Backyard, KATELIN PENNER, APRIL 20, 2023
Op-ed: As the housing market becomes increasingly commodified, Barcelona’s social housing program can offer American cities some lessons.
Earlier this month I visited Barcelona, Spain’s second largest city, where my sister has been studying abroad. We did all of the major tourist hits: we ate tapas, took a cable car to the top of Montjuïc, drank sangria, strolled through Park Güell, one of Antoni Gaudί’s signature works. We were captured by the beauty of the massive, rainbow stained glass windows of the Sagrada Familia church. I babbled to my family about superblocks, Barcelona’s innovative street design model, intended to decrease car use and air pollution while increasing access to public space.
Yet the thing I found most striking about Barcelona was its rapidly growing social and public housing stock. Much like New York, where I live, Barcelona is facing a housing crisis of massive proportions: eviction rates have risen dramatically over the past several years, private speculators have made substantial, harmful investments in the local housing stock, and rental costs have skyrocketed.
But unlike New York, which has primarily used private and public-private sector solutions in an attempt to solve the housing crisis, Barcelona has actually taken substantial steps towards making housing a social good.
In 2016, Barcelona released a 10-year Right to Housing plan that identified four main housing goals the city needed to address.
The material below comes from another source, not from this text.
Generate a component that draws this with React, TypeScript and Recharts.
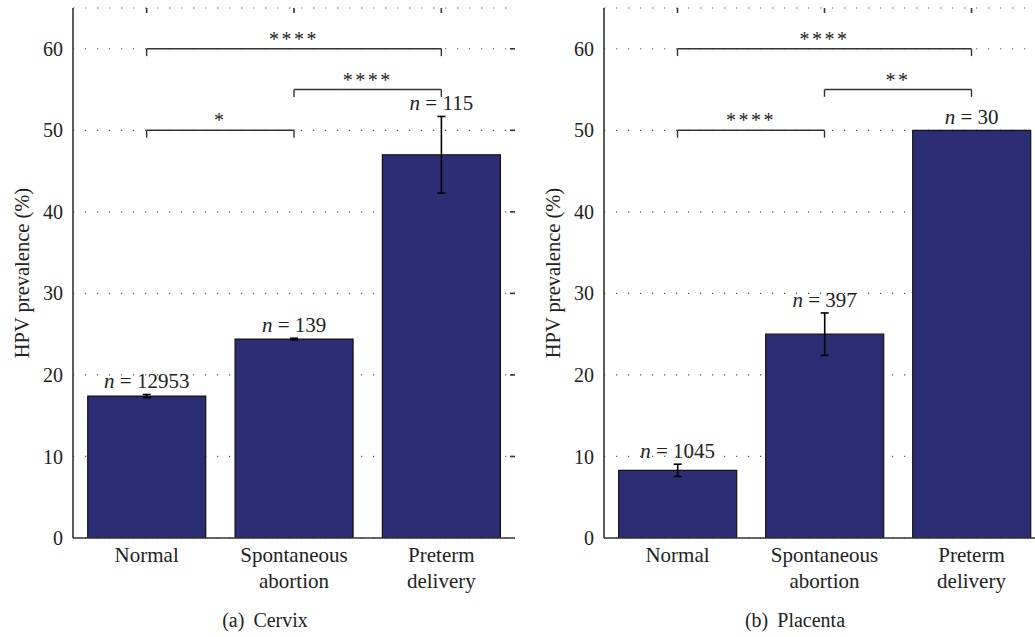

The first goal the city identified was preventing and addressing the housing emergency and residential exclusion, including homelessness. To ensure the housing crisis did not worsen in the city, the government proposed strengthening public grants to help people maintain their homes, implementing eviction mediation programs, strengthening publicly run housing offices, and crafting proactive policies to address the housing needs of the aging. I saw this last proposal in action when I visited a social housing development for the aging in Santa Caterina, located right next to one of the city’s 39 markets.